• GIVEN DATA:
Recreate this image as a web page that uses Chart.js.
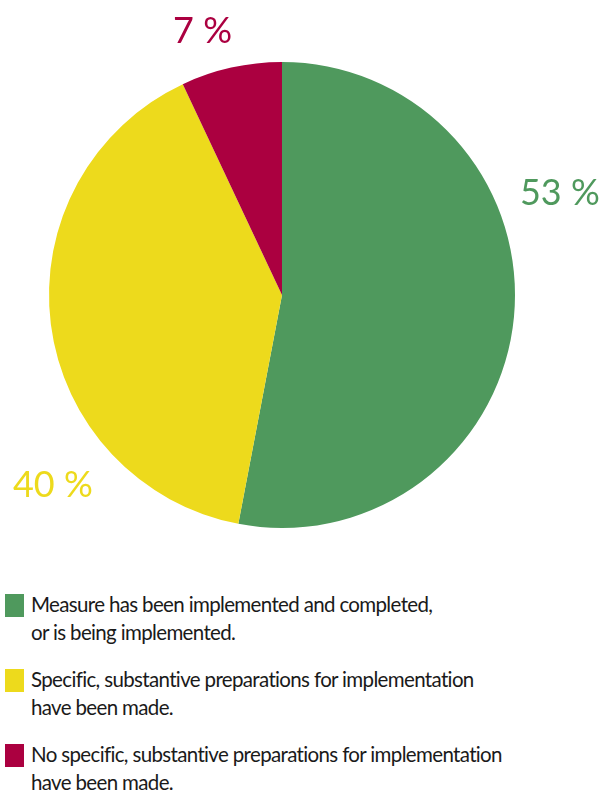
<!DOCTYPE html>
<html>
<head>
<meta charset="utf-8">
<script src="https://cdn.jsdelivr.net/npm/chart.js@4.4.1/dist/chart.umd.min.js"></script>
<style>
  body { margin: 0; background: #fff; width: 612px; height: 790px; position: relative; overflow: hidden; }
  #pie { position: absolute; left: 0; top: 0; }
  #legend { position: absolute; left: 0; top: 590px; font-family: "Lato", sans-serif; font-size: 20.5px; letter-spacing: -0.65px; color: #1a1a1a; }
  .item { position: relative; padding-left: 31px; line-height: 28px; height: 75px; }
  .swatch { position: absolute; left: 5px; top: 4px; width: 19px; height: 23px; }
</style>
</head>
<body>
<canvas id="pie" width="612" height="560"></canvas>
<div id="legend"></div>
<script>
const categories = [
  ["Measure has been implemented and completed,", "or is being implemented."],
  ["Specific, substantive preparations for implementation", "have been made."],
  ["No specific, substantive preparations for implementation", "have been made."]
];
const shares = [53, 40, 7];
const colours = ["#4f995d", "#edda1c", "#ab0040"];

// percentage labels, placed around each slice (angle from 12 o'clock, distance in radii)
const labelPlugin = {
  id: "shareLabels",
  afterDatasetsDraw(chart, args, opts) {
    const { ctx } = chart;
    const arcs = chart.getDatasetMeta(0).data;
    ctx.save();
    ctx.font = opts.font;
    ctx.textAlign = "center";
    ctx.textBaseline = "alphabetic";
    arcs.forEach((arc, i) => {
      const a = opts.angles[i] * Math.PI / 180;
      const r = arc.outerRadius * opts.dist[i];
      ctx.fillStyle = colours[i];
      ctx.fillText(shares[i] + " %", arc.x + r * Math.sin(a), arc.y - r * Math.cos(a));
    });
    ctx.restore();
  }
};

new Chart(document.getElementById("pie"), {
  type: "pie",
  data: {
    labels: categories.map(c => c.join(" ")),
    datasets: [{ data: shares, backgroundColor: colours, borderWidth: 0 }]
  },
  options: {
    responsive: false,
    animation: false,
    layout: { padding: { left: 49, right: 97, top: 62, bottom: 32 } },
    plugins: {
      legend: { display: false },
      tooltip: { enabled: false },
      shareLabels: {
        font: "36px 'Lato', sans-serif",
        angles: [72.1, 228.6, 342.5],
        dist: [1.253, 1.311, 1.134]
      }
    }
  },
  plugins: [labelPlugin]
});

const legend = document.getElementById("legend");
categories.forEach((lines, i) => {
  const item = document.createElement("div");
  item.className = "item";
  const sw = document.createElement("div");
  sw.className = "swatch";
  sw.style.background = colours[i];
  item.appendChild(sw);
  lines.forEach(t => {
    const l = document.createElement("div");
    l.textContent = t;
    item.appendChild(l);
  });
  legend.appendChild(item);
});
</script>
</body>
</html>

• GIVEN INSTRUCTION:
Transcribe all the data word for word; the images stay out.

• ANSWER TO THE PROBLEM:
Recreate this image as a web page that uses Chart.js.
<!DOCTYPE html>
<html>
<head>
<meta charset="utf-8">
<script src="https://cdn.jsdelivr.net/npm/chart.js@4.4.1/dist/chart.umd.min.js"></script>
<style>
  body { margin: 0; background: #fff; width: 612px; height: 790px; position: relative; overflow: hidden; }
  #pie { position: absolute; left: 0; top: 0; }
  #legend { position: absolute; left: 0; top: 590px; font-family: "Lato", sans-serif; font-size: 20.5px; letter-spacing: -0.65px; color: #1a1a1a; }
  .item { position: relative; padding-left: 31px; line-height: 28px; height: 75px; }
  .swatch { position: absolute; left: 5px; top: 4px; width: 19px; height: 23px; }
</style>
</head>
<body>
<canvas id="pie" width="612" height="560"></canvas>
<div id="legend"></div>
<script>
const categories = [
  ["Measure has been implemented and completed,", "or is being implemented."],
  ["Specific, substantive preparations for implementation", "have been made."],
  ["No specific, substantive preparations for implementation", "have been made."]
];
const shares = [53, 40, 7];
const colours = ["#4f995d", "#edda1c", "#ab0040"];

// percentage labels, placed around each slice (angle from 12 o'clock, distance in radii)
const labelPlugin = {
  id: "shareLabels",
  afterDatasetsDraw(chart, args, opts) {
    const { ctx } = chart;
    const arcs = chart.getDatasetMeta(0).data;
    ctx.save();
    ctx.font = opts.font;
    ctx.textAlign = "center";
    ctx.textBaseline = "alphabetic";
    arcs.forEach((arc, i) => {
      const a = opts.angles[i] * Math.PI / 180;
      const r = arc.outerRadius * opts.dist[i];
      ctx.fillStyle = colours[i];
      ctx.fillText(shares[i] + " %", arc.x + r * Math.sin(a), arc.y - r * Math.cos(a));
    });
    ctx.restore();
  }
};

new Chart(document.getElementById("pie"), {
  type: "pie",
  data: {
    labels: categories.map(c => c.join(" ")),
    datasets: [{ data: shares, backgroundColor: colours, borderWidth: 0 }]
  },
  options: {
    responsive: false,
    animation: false,
    layout: { padding: { left: 49, right: 97, top: 62, bottom: 32 } },
    plugins: {
      legend: { display: false },
      tooltip: { enabled: false },
      shareLabels: {
        font: "36px 'Lato', sans-serif",
        angles: [72.1, 228.6, 342.5],
        dist: [1.253, 1.311, 1.134]
      }
    }
  },
  plugins: [labelPlugin]
});

const legend = document.getElementById("legend");
categories.forEach((lines, i) => {
  const item = document.createElement("div");
  item.className = "item";
  const sw = document.createElement("div");
  sw.className = "swatch";
  sw.style.background = colours[i];
  item.appendChild(sw);
  lines.forEach(t => {
    const l = document.createElement("div");
    l.textContent = t;
    item.appendChild(l);
  });
  legend.appendChild(item);
});
</script>
</body>
</html>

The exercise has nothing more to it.